While the government should be less involved in social programs, the Church should be more involved in alleviating the need for entitlements by providing more assistance to the truly needy. Galatians 2:10 says the we should remember the poor. This should be the role of the Church, not the government. However, maybe our churches could better fulfill this role if its members weren't overtaxed.
Obeying the Government
Although our government is not perfect, Romans 13: 1-7 says that we should respect it. As long as it isn't asking us to do something ungodly or immoral, we should generally obey it. Even if we believe that our tax money is misused, we should still pay what we owe. However, if the government were to fail to maintain our freedom, or to protect us from criminals, we are within the Bible's guidelines to object. If it attempted to directly enforce an unjust or immoral law upon us, it would be not only our right, but our very Christian obligation to refuse to obey.
When the government attempts to enforce unbiblical laws, we have several choices of action:
1) Vote – If we don't attack at the ballot box, we have no right to complain.
2) Take any necessary legal action.
3) Flee – If government conditions become intolerable, we can remove ourselves from its jurisdiction.
4) Civil disobedience – Stand up to our adversaries through nonviolent refusal.
Why This Trend Continues
We have nobody to blame for these issues except ourselves. We elected these people who are spending our money. A large part of the problem is that we ourselves are caught up in the government bureaucracy, and we selfishly protect our own interests in spite of what is right. However, I fear that we may have already passed the point of no return in our excessive government spending, and it's only a matter of time until we face dire consequences.

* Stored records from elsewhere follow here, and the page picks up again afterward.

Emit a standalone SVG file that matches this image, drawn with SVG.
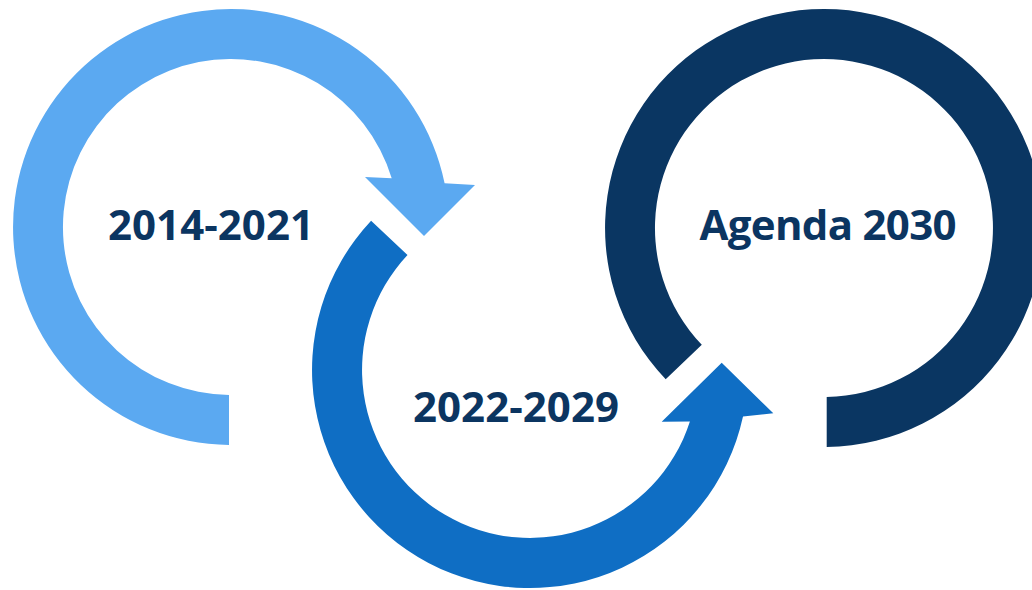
<svg xmlns="http://www.w3.org/2000/svg" width="1032" height="590" viewBox="0 0 1032 590">
  <style>
    .lbl { font-family: "Open Sans", "Liberation Sans", sans-serif; font-weight: 700; font-size: 42px; fill: #0B3561; text-anchor: middle; }
  </style>
  <rect width="1032" height="590" fill="#FFFFFF"/>
  <g id="connectors">
    <path id="arrow-1" fill="#5BA9F1" d="M229,445 A218,218 0 1 1 444.6,183.2 L475,185 L424,236 L365,177 L391.7,178.2 A168,168 0 1 0 229,395 Z"/>
    <path id="arrow-2" fill="#0F6EC4" d="M371.1,220.8 A218,218 0 1 0 743.0,416.6 L773.3,413.3 L721.7,362.7 L661.7,421.7 L689.9,421.6 A168,168 0 1 1 407.5,255.0 Z"/>
    <path id="arrow-3" fill="#0A3662" d="M826.7,447 A219,219 0 1 0 665.7,379.3 L701.8,344.8 A169,169 0 1 1 826.7,397 Z"/>
  </g>
  <g id="node-2014-2021">
    <text class="lbl" x="211" y="240" textLength="206">2014-2021</text>
  </g>
  <g id="node-2022-2029">
    <text class="lbl" x="516" y="421.5" textLength="206">2022-2029</text>
  </g>
  <g id="node-agenda-2030">
    <text class="lbl" x="828" y="239.5" textLength="257">Agenda 2030</text>
  </g>
</svg>
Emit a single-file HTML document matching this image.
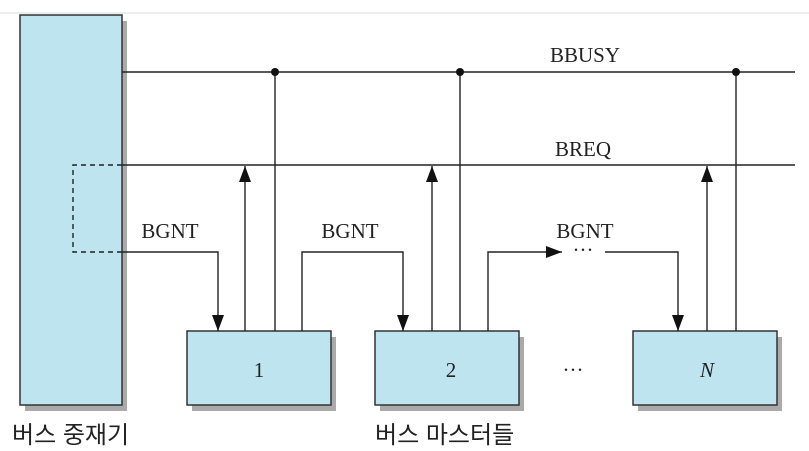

My estimation is that the number of Americans (or homes) collecting some form of an entitlement check every month has recently surpassed the number of us who receive no checks from the government. Does it make any sense that 45% of us are providing most of the funding for the other 55% of us? Not only are we already outnumbered, but we're still expanding our entitlement programs and bailing out companies that have mismanaged their businesses. How do we expect to continue when an even smaller percentage of people will be asked to fund a larger percentage in the future? How can we return to having a responsible government when over half of us are already dependent upon this one? When the government finally gets to the point of having too many people dependent upon its entitlement programs, and too few to fund them, then that government will simply collapse.
In truth, there are only a few specific responsibilities that a government should be empowered to do. It should protect us and keep us free to obey God's commandments and bring glory to Him. The government isn't supposed to do everything for everyone. In fact, it's supposed to do very little. The voters share the blame for our current overspending. We are wrong if we don't vote, and if we selfishly vote the same big spenders into office for repeated terms, so that they will continue the entitlements. The Church should bear more of the burden for helping the truly poor and needy. In this way, these projects are funded through contributions rather than taxation.